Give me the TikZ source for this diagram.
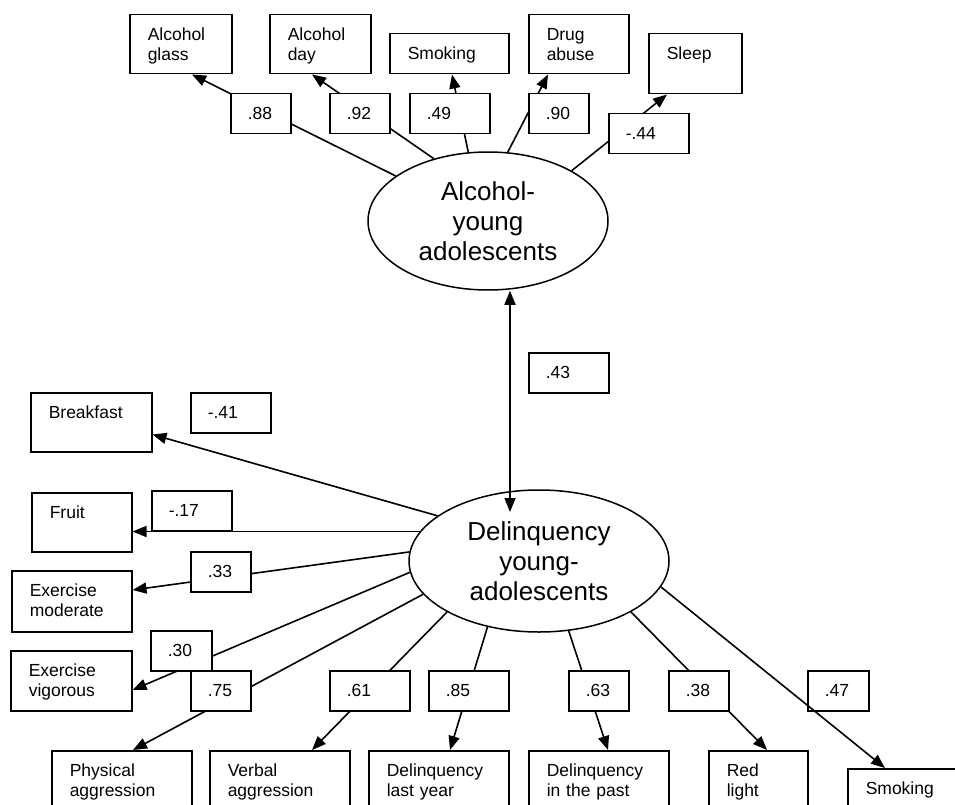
\documentclass[tikz,border=0pt]{standalone}
\usepackage{fontspec}
\setmainfont{Liberation Sans}
\usetikzlibrary{arrows.meta,calc,shapes.geometric}
\newcommand\labfont{\fontsize{17.5}{20}\selectfont}
\newcommand\ellfont{\fontsize{26}{30}\selectfont}
\begin{document}
\begin{tikzpicture}[x=1pt,y=-1pt,
  box/.style={draw, line width=1.5pt, anchor=north west, inner xsep=18pt,
    inner ysep=0pt, align=left, font=\labfont, text height=26pt},
  val/.style={draw, fill=white, line width=1.5pt, anchor=north west,
    inner xsep=17pt, inner ysep=0pt, align=left, font=\labfont,
    text height=26pt, text depth=14pt},
  latent/.style={draw, ellipse, line width=1.5pt, inner sep=0pt,
    align=center, font=\ellfont},
  conn/.style={line width=1.6pt, -{Triangle[length=14pt,width=11pt]}},
]
\path[use as bounding box] (0,0) rectangle (955,805);
\clip (0,0) rectangle (955,805);
\fill[white] (0,0) rectangle (955,805);

% latent variables
\node[latent, minimum width=240pt, minimum height=138pt] (alc) at (488,221)
  {Alcohol-\\young\\adolescents};
\node[latent, minimum width=260pt, minimum height=142pt] (del) at (539,561)
  {Delinquency\\young-\\adolescents};

% indicators of the alcohol factor
\node[box, text width=66pt, text depth=33pt] (glass)  at (129,14) {Alcohol\\glass};
\node[box, text width=65pt, text depth=33pt] (day)    at (269,14) {Alcohol\\day};
\node[box, text width=83pt, text depth=14pt] (smokeA) at (389,33) {Smoking};
\node[box, text width=64pt, text depth=33pt] (drug)   at (528,14) {Drug\\abuse};
\node[box, text width=57pt, text depth=34pt] (sleep)  at (648,33) {Sleep};

% indicators of the delinquency factor
\node[box, text width=85pt, text depth=33pt] (bf)     at (30,392)  {Breakfast};
\node[box, text width=64pt, text depth=33pt] (fruit)  at (31,492)  {Fruit};
\node[box, text width=84pt, text depth=35pt] (exmod)  at (11,570)  {Exercise\\moderate};
\node[box, text width=85pt, text depth=34pt] (exvig)  at (10,650)  {Exercise\\vigorous};
\node[box, text width=104pt, text depth=54pt] (phys)  at (51,750)  {Physical\\aggression};
\node[box, text width=104pt, text depth=54pt] (verbal) at (209,750) {Verbal\\aggression};
\node[box, text width=104pt, text depth=54pt] (lastyr) at (368,750) {Delinquency\\last year};
\node[box, text width=104pt, text depth=54pt] (past)  at (528,750) {Delinquency\\in the past};
\node[box, text width=63pt, text depth=54pt] (red)    at (708,750) {Red\\light};
\node[box, text width=84pt, text depth=54pt] (smokeB) at (847,768) {Smoking};

% loadings
\draw[conn] (alc.154) -- ($(glass.south west)+(63,0)$);
\draw[conn] (alc.131) -- ($(day.south west)+(43,0)$);
\draw[conn] (alc.106) -- ($(smokeA.south west)+(63,0)$);
\draw[conn] (alc.74)  -- ($(drug.south west)+(20,0)$);
\draw[conn] (alc.31)  -- ($(sleep.south west)+(19,0)$);

% correlation between the factors
\coordinate (dtip) at (510,512);
\draw[line width=1.6pt, {Triangle[length=14pt,width=11pt]}-{Triangle[length=14pt,width=11pt]}]
  (alc.south -| dtip) -- (dtip);

\coordinate (fruitlvl) at (0,531.5);
\draw[conn] (del.156) -- ($(bf.south east)+(0,-18)$);
\draw[conn] (del.166 |- fruitlvl) -- (fruit.east |- fruitlvl);
\draw[conn] (del.176) -- ($(exmod.north east)+(0,20)$);
\draw[conn] (del.185) -- ($(exvig.north east)+(0,40)$);
\draw[conn] (del.196) -- ($(phys.north west)+(82,0)$);
\draw[conn] (del.209) -- ($(verbal.north west)+(103,0)$);
\draw[conn] (del.232) -- ($(lastyr.north west)+(82,0)$);
\draw[conn] (del.293) -- ($(past.north west)+(80,0)$);
\draw[conn] (del.331) -- ($(red.north west)+(59,0)$);

% coefficient boxes
\node[val, text width=26pt] (v88) at (230,93)  {.88};
\node[val, text width=26pt] (v92) at (329,93)  {.92};
\node[val, text width=46pt] (v49) at (409,93)  {.49};
\node[val, text width=26pt] (v90) at (528,93)  {.90};
\node[val, text width=46pt] (v44) at (608,113) {-.44};
\node[val, text width=46pt] (v43) at (528,352) {.43};
\node[val, text width=46pt] (v41) at (190,392) {-.41};
\node[val, text width=46pt] (v17) at (151,490) {-.17};
\node[val, text width=26pt] (v33) at (190,551) {.33};
\node[val, text width=27pt] (v30) at (150,630) {.30};
\node[val, text width=26pt] (v75) at (190,670) {.75};
\node[val, text width=46pt] (v61) at (329,670) {.61};
\node[val, text width=46pt] (v85) at (428,670) {.85};
\node[val, text width=26pt] (v63) at (568,670) {.63};
\node[val, text width=26pt] (v38) at (668,670) {.38};
\node[val, text width=27pt] (v47) at (807,670) {.47};

\draw[conn] (del.348) -- ($(smokeB.north west)+(38,0)$);
\end{tikzpicture}
\end{document}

### Task statement
Copy the data exactly. Any picture it contains is to be omitted.

### Result
Give me the TikZ source for this diagram.
\documentclass[tikz,border=0pt]{standalone}
\usepackage{fontspec}
\setmainfont{Liberation Sans}
\usetikzlibrary{arrows.meta,calc,shapes.geometric}
\newcommand\labfont{\fontsize{17.5}{20}\selectfont}
\newcommand\ellfont{\fontsize{26}{30}\selectfont}
\begin{document}
\begin{tikzpicture}[x=1pt,y=-1pt,
  box/.style={draw, line width=1.5pt, anchor=north west, inner xsep=18pt,
    inner ysep=0pt, align=left, font=\labfont, text height=26pt},
  val/.style={draw, fill=white, line width=1.5pt, anchor=north west,
    inner xsep=17pt, inner ysep=0pt, align=left, font=\labfont,
    text height=26pt, text depth=14pt},
  latent/.style={draw, ellipse, line width=1.5pt, inner sep=0pt,
    align=center, font=\ellfont},
  conn/.style={line width=1.6pt, -{Triangle[length=14pt,width=11pt]}},
]
\path[use as bounding box] (0,0) rectangle (955,805);
\clip (0,0) rectangle (955,805);
\fill[white] (0,0) rectangle (955,805);

% latent variables
\node[latent, minimum width=240pt, minimum height=138pt] (alc) at (488,221)
  {Alcohol-\\young\\adolescents};
\node[latent, minimum width=260pt, minimum height=142pt] (del) at (539,561)
  {Delinquency\\young-\\adolescents};

% indicators of the alcohol factor
\node[box, text width=66pt, text depth=33pt] (glass)  at (129,14) {Alcohol\\glass};
\node[box, text width=65pt, text depth=33pt] (day)    at (269,14) {Alcohol\\day};
\node[box, text width=83pt, text depth=14pt] (smokeA) at (389,33) {Smoking};
\node[box, text width=64pt, text depth=33pt] (drug)   at (528,14) {Drug\\abuse};
\node[box, text width=57pt, text depth=34pt] (sleep)  at (648,33) {Sleep};

% indicators of the delinquency factor
\node[box, text width=85pt, text depth=33pt] (bf)     at (30,392)  {Breakfast};
\node[box, text width=64pt, text depth=33pt] (fruit)  at (31,492)  {Fruit};
\node[box, text width=84pt, text depth=35pt] (exmod)  at (11,570)  {Exercise\\moderate};
\node[box, text width=85pt, text depth=34pt] (exvig)  at (10,650)  {Exercise\\vigorous};
\node[box, text width=104pt, text depth=54pt] (phys)  at (51,750)  {Physical\\aggression};
\node[box, text width=104pt, text depth=54pt] (verbal) at (209,750) {Verbal\\aggression};
\node[box, text width=104pt, text depth=54pt] (lastyr) at (368,750) {Delinquency\\last year};
\node[box, text width=104pt, text depth=54pt] (past)  at (528,750) {Delinquency\\in the past};
\node[box, text width=63pt, text depth=54pt] (red)    at (708,750) {Red\\light};
\node[box, text width=84pt, text depth=54pt] (smokeB) at (847,768) {Smoking};

% loadings
\draw[conn] (alc.154) -- ($(glass.south west)+(63,0)$);
\draw[conn] (alc.131) -- ($(day.south west)+(43,0)$);
\draw[conn] (alc.106) -- ($(smokeA.south west)+(63,0)$);
\draw[conn] (alc.74)  -- ($(drug.south west)+(20,0)$);
\draw[conn] (alc.31)  -- ($(sleep.south west)+(19,0)$);

% correlation between the factors
\coordinate (dtip) at (510,512);
\draw[line width=1.6pt, {Triangle[length=14pt,width=11pt]}-{Triangle[length=14pt,width=11pt]}]
  (alc.south -| dtip) -- (dtip);

\coordinate (fruitlvl) at (0,531.5);
\draw[conn] (del.156) -- ($(bf.south east)+(0,-18)$);
\draw[conn] (del.166 |- fruitlvl) -- (fruit.east |- fruitlvl);
\draw[conn] (del.176) -- ($(exmod.north east)+(0,20)$);
\draw[conn] (del.185) -- ($(exvig.north east)+(0,40)$);
\draw[conn] (del.196) -- ($(phys.north west)+(82,0)$);
\draw[conn] (del.209) -- ($(verbal.north west)+(103,0)$);
\draw[conn] (del.232) -- ($(lastyr.north west)+(82,0)$);
\draw[conn] (del.293) -- ($(past.north west)+(80,0)$);
\draw[conn] (del.331) -- ($(red.north west)+(59,0)$);

% coefficient boxes
\node[val, text width=26pt] (v88) at (230,93)  {.88};
\node[val, text width=26pt] (v92) at (329,93)  {.92};
\node[val, text width=46pt] (v49) at (409,93)  {.49};
\node[val, text width=26pt] (v90) at (528,93)  {.90};
\node[val, text width=46pt] (v44) at (608,113) {-.44};
\node[val, text width=46pt] (v43) at (528,352) {.43};
\node[val, text width=46pt] (v41) at (190,392) {-.41};
\node[val, text width=46pt] (v17) at (151,490) {-.17};
\node[val, text width=26pt] (v33) at (190,551) {.33};
\node[val, text width=27pt] (v30) at (150,630) {.30};
\node[val, text width=26pt] (v75) at (190,670) {.75};
\node[val, text width=46pt] (v61) at (329,670) {.61};
\node[val, text width=46pt] (v85) at (428,670) {.85};
\node[val, text width=26pt] (v63) at (568,670) {.63};
\node[val, text width=26pt] (v38) at (668,670) {.38};
\node[val, text width=27pt] (v47) at (807,670) {.47};

\draw[conn] (del.348) -- ($(smokeB.north west)+(38,0)$);
\end{tikzpicture}
\end{document}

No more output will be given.